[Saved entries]
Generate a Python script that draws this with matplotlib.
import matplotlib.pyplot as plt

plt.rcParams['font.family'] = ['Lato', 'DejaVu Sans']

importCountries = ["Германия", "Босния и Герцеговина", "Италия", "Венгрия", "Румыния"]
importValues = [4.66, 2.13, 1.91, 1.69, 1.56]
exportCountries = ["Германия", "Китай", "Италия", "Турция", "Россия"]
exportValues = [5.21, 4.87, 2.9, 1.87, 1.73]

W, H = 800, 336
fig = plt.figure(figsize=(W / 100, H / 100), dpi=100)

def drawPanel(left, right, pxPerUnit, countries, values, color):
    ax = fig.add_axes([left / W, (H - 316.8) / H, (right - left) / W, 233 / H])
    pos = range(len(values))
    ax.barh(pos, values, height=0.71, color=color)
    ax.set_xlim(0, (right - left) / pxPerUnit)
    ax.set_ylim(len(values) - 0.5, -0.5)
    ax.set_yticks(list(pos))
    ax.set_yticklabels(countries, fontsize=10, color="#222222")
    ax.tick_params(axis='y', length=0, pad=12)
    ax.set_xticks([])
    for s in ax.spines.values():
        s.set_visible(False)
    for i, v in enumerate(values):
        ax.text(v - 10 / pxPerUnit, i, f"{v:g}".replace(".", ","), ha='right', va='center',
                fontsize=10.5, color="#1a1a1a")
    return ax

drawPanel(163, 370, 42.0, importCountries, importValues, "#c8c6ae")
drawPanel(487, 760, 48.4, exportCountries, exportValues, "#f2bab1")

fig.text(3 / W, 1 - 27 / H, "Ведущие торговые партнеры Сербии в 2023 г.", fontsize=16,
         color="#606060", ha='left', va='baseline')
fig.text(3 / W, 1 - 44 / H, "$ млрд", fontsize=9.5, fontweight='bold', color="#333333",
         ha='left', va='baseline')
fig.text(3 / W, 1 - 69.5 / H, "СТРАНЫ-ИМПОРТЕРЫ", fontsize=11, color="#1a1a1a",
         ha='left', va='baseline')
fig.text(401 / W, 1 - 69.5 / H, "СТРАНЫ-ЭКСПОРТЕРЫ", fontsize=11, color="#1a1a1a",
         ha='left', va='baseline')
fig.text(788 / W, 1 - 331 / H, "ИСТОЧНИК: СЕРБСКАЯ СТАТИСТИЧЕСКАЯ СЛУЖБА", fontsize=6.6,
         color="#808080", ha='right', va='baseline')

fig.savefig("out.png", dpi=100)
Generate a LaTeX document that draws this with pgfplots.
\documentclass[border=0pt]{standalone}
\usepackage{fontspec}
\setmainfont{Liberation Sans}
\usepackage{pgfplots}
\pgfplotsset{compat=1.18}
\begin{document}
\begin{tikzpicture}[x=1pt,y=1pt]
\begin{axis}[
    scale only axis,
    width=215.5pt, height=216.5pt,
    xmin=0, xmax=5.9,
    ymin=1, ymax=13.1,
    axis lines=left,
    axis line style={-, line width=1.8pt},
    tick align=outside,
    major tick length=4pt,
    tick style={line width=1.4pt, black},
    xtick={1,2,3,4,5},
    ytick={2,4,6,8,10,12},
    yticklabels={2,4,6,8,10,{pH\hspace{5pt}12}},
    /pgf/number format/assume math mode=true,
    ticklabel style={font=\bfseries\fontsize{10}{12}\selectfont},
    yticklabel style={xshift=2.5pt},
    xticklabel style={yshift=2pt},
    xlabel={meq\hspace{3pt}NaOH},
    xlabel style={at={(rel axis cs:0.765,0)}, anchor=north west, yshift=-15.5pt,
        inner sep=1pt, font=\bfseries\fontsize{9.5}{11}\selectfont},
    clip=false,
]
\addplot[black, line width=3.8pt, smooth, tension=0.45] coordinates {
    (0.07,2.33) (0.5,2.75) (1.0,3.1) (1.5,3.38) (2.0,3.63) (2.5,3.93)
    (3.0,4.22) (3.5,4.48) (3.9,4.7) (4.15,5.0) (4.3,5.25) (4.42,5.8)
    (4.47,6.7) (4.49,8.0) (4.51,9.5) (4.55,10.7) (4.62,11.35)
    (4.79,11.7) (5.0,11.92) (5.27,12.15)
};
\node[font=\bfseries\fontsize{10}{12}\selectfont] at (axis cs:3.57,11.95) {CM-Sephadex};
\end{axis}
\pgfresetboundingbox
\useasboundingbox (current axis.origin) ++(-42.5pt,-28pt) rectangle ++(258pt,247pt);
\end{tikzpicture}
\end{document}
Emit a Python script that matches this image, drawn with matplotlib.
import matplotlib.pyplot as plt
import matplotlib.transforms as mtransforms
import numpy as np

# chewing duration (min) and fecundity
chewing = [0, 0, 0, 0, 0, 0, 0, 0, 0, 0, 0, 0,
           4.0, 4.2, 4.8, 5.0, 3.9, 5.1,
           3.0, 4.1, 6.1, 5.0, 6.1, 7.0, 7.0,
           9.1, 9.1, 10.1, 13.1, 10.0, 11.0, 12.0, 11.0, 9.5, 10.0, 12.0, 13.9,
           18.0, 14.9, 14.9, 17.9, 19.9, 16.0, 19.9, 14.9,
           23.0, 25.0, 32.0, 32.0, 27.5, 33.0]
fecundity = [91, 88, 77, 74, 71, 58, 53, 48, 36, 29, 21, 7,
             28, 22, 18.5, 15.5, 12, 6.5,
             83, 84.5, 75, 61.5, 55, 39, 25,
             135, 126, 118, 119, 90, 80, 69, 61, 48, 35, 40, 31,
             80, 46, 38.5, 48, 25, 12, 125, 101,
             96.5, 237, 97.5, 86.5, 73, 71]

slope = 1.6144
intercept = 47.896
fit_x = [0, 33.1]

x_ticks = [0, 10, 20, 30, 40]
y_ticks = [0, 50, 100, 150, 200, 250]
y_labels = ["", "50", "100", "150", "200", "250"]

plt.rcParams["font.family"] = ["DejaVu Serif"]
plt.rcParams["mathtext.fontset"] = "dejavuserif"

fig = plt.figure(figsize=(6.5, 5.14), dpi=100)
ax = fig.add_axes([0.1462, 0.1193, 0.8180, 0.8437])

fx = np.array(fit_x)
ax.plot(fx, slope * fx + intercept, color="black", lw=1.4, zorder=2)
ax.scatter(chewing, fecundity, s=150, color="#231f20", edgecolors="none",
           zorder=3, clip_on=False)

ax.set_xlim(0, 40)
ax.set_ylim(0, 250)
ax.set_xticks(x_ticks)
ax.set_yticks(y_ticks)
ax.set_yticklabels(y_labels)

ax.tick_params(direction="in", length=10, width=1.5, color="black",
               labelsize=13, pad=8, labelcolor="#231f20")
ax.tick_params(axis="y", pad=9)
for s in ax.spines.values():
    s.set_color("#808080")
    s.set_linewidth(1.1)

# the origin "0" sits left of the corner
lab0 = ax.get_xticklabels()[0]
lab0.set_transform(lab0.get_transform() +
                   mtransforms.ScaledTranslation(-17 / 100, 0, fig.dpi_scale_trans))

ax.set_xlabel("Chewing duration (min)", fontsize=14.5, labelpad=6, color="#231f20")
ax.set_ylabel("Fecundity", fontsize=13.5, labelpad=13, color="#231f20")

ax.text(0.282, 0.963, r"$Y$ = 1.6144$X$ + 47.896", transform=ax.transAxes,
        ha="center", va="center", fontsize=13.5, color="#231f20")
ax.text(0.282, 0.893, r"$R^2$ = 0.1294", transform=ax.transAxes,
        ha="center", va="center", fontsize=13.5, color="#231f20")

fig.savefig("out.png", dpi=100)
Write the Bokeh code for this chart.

Written request: Quote the data above in full, changing nothing.

Task result:
Generate a Python script that draws this with matplotlib.
import matplotlib.pyplot as plt

plt.rcParams['font.family'] = ['Lato', 'DejaVu Sans']

importCountries = ["Германия", "Босния и Герцеговина", "Италия", "Венгрия", "Румыния"]
importValues = [4.66, 2.13, 1.91, 1.69, 1.56]
exportCountries = ["Германия", "Китай", "Италия", "Турция", "Россия"]
exportValues = [5.21, 4.87, 2.9, 1.87, 1.73]

W, H = 800, 336
fig = plt.figure(figsize=(W / 100, H / 100), dpi=100)

def drawPanel(left, right, pxPerUnit, countries, values, color):
    ax = fig.add_axes([left / W, (H - 316.8) / H, (right - left) / W, 233 / H])
    pos = range(len(values))
    ax.barh(pos, values, height=0.71, color=color)
    ax.set_xlim(0, (right - left) / pxPerUnit)
    ax.set_ylim(len(values) - 0.5, -0.5)
    ax.set_yticks(list(pos))
    ax.set_yticklabels(countries, fontsize=10, color="#222222")
    ax.tick_params(axis='y', length=0, pad=12)
    ax.set_xticks([])
    for s in ax.spines.values():
        s.set_visible(False)
    for i, v in enumerate(values):
        ax.text(v - 10 / pxPerUnit, i, f"{v:g}".replace(".", ","), ha='right', va='center',
                fontsize=10.5, color="#1a1a1a")
    return ax

drawPanel(163, 370, 42.0, importCountries, importValues, "#c8c6ae")
drawPanel(487, 760, 48.4, exportCountries, exportValues, "#f2bab1")

fig.text(3 / W, 1 - 27 / H, "Ведущие торговые партнеры Сербии в 2023 г.", fontsize=16,
         color="#606060", ha='left', va='baseline')
fig.text(3 / W, 1 - 44 / H, "$ млрд", fontsize=9.5, fontweight='bold', color="#333333",
         ha='left', va='baseline')
fig.text(3 / W, 1 - 69.5 / H, "СТРАНЫ-ИМПОРТЕРЫ", fontsize=11, color="#1a1a1a",
         ha='left', va='baseline')
fig.text(401 / W, 1 - 69.5 / H, "СТРАНЫ-ЭКСПОРТЕРЫ", fontsize=11, color="#1a1a1a",
         ha='left', va='baseline')
fig.text(788 / W, 1 - 331 / H, "ИСТОЧНИК: СЕРБСКАЯ СТАТИСТИЧЕСКАЯ СЛУЖБА", fontsize=6.6,
         color="#808080", ha='right', va='baseline')

fig.savefig("out.png", dpi=100)
Generate a LaTeX document that draws this with pgfplots.
\documentclass[border=0pt]{standalone}
\usepackage{fontspec}
\setmainfont{Liberation Sans}
\usepackage{pgfplots}
\pgfplotsset{compat=1.18}
\begin{document}
\begin{tikzpicture}[x=1pt,y=1pt]
\begin{axis}[
    scale only axis,
    width=215.5pt, height=216.5pt,
    xmin=0, xmax=5.9,
    ymin=1, ymax=13.1,
    axis lines=left,
    axis line style={-, line width=1.8pt},
    tick align=outside,
    major tick length=4pt,
    tick style={line width=1.4pt, black},
    xtick={1,2,3,4,5},
    ytick={2,4,6,8,10,12},
    yticklabels={2,4,6,8,10,{pH\hspace{5pt}12}},
    /pgf/number format/assume math mode=true,
    ticklabel style={font=\bfseries\fontsize{10}{12}\selectfont},
    yticklabel style={xshift=2.5pt},
    xticklabel style={yshift=2pt},
    xlabel={meq\hspace{3pt}NaOH},
    xlabel style={at={(rel axis cs:0.765,0)}, anchor=north west, yshift=-15.5pt,
        inner sep=1pt, font=\bfseries\fontsize{9.5}{11}\selectfont},
    clip=false,
]
\addplot[black, line width=3.8pt, smooth, tension=0.45] coordinates {
    (0.07,2.33) (0.5,2.75) (1.0,3.1) (1.5,3.38) (2.0,3.63) (2.5,3.93)
    (3.0,4.22) (3.5,4.48) (3.9,4.7) (4.15,5.0) (4.3,5.25) (4.42,5.8)
    (4.47,6.7) (4.49,8.0) (4.51,9.5) (4.55,10.7) (4.62,11.35)
    (4.79,11.7) (5.0,11.92) (5.27,12.15)
};
\node[font=\bfseries\fontsize{10}{12}\selectfont] at (axis cs:3.57,11.95) {CM-Sephadex};
\end{axis}
\pgfresetboundingbox
\useasboundingbox (current axis.origin) ++(-42.5pt,-28pt) rectangle ++(258pt,247pt);
\end{tikzpicture}
\end{document}
Emit a Python script that matches this image, drawn with matplotlib.
import matplotlib.pyplot as plt
import matplotlib.transforms as mtransforms
import numpy as np

# chewing duration (min) and fecundity
chewing = [0, 0, 0, 0, 0, 0, 0, 0, 0, 0, 0, 0,
           4.0, 4.2, 4.8, 5.0, 3.9, 5.1,
           3.0, 4.1, 6.1, 5.0, 6.1, 7.0, 7.0,
           9.1, 9.1, 10.1, 13.1, 10.0, 11.0, 12.0, 11.0, 9.5, 10.0, 12.0, 13.9,
           18.0, 14.9, 14.9, 17.9, 19.9, 16.0, 19.9, 14.9,
           23.0, 25.0, 32.0, 32.0, 27.5, 33.0]
fecundity = [91, 88, 77, 74, 71, 58, 53, 48, 36, 29, 21, 7,
             28, 22, 18.5, 15.5, 12, 6.5,
             83, 84.5, 75, 61.5, 55, 39, 25,
             135, 126, 118, 119, 90, 80, 69, 61, 48, 35, 40, 31,
             80, 46, 38.5, 48, 25, 12, 125, 101,
             96.5, 237, 97.5, 86.5, 73, 71]

slope = 1.6144
intercept = 47.896
fit_x = [0, 33.1]

x_ticks = [0, 10, 20, 30, 40]
y_ticks = [0, 50, 100, 150, 200, 250]
y_labels = ["", "50", "100", "150", "200", "250"]

plt.rcParams["font.family"] = ["DejaVu Serif"]
plt.rcParams["mathtext.fontset"] = "dejavuserif"

fig = plt.figure(figsize=(6.5, 5.14), dpi=100)
ax = fig.add_axes([0.1462, 0.1193, 0.8180, 0.8437])

fx = np.array(fit_x)
ax.plot(fx, slope * fx + intercept, color="black", lw=1.4, zorder=2)
ax.scatter(chewing, fecundity, s=150, color="#231f20", edgecolors="none",
           zorder=3, clip_on=False)

ax.set_xlim(0, 40)
ax.set_ylim(0, 250)
ax.set_xticks(x_ticks)
ax.set_yticks(y_ticks)
ax.set_yticklabels(y_labels)

ax.tick_params(direction="in", length=10, width=1.5, color="black",
               labelsize=13, pad=8, labelcolor="#231f20")
ax.tick_params(axis="y", pad=9)
for s in ax.spines.values():
    s.set_color("#808080")
    s.set_linewidth(1.1)

# the origin "0" sits left of the corner
lab0 = ax.get_xticklabels()[0]
lab0.set_transform(lab0.get_transform() +
                   mtransforms.ScaledTranslation(-17 / 100, 0, fig.dpi_scale_trans))

ax.set_xlabel("Chewing duration (min)", fontsize=14.5, labelpad=6, color="#231f20")
ax.set_ylabel("Fecundity", fontsize=13.5, labelpad=13, color="#231f20")

ax.text(0.282, 0.963, r"$Y$ = 1.6144$X$ + 47.896", transform=ax.transAxes,
        ha="center", va="center", fontsize=13.5, color="#231f20")
ax.text(0.282, 0.893, r"$R^2$ = 0.1294", transform=ax.transAxes,
        ha="center", va="center", fontsize=13.5, color="#231f20")

fig.savefig("out.png", dpi=100)
Write the Bokeh code for this chart.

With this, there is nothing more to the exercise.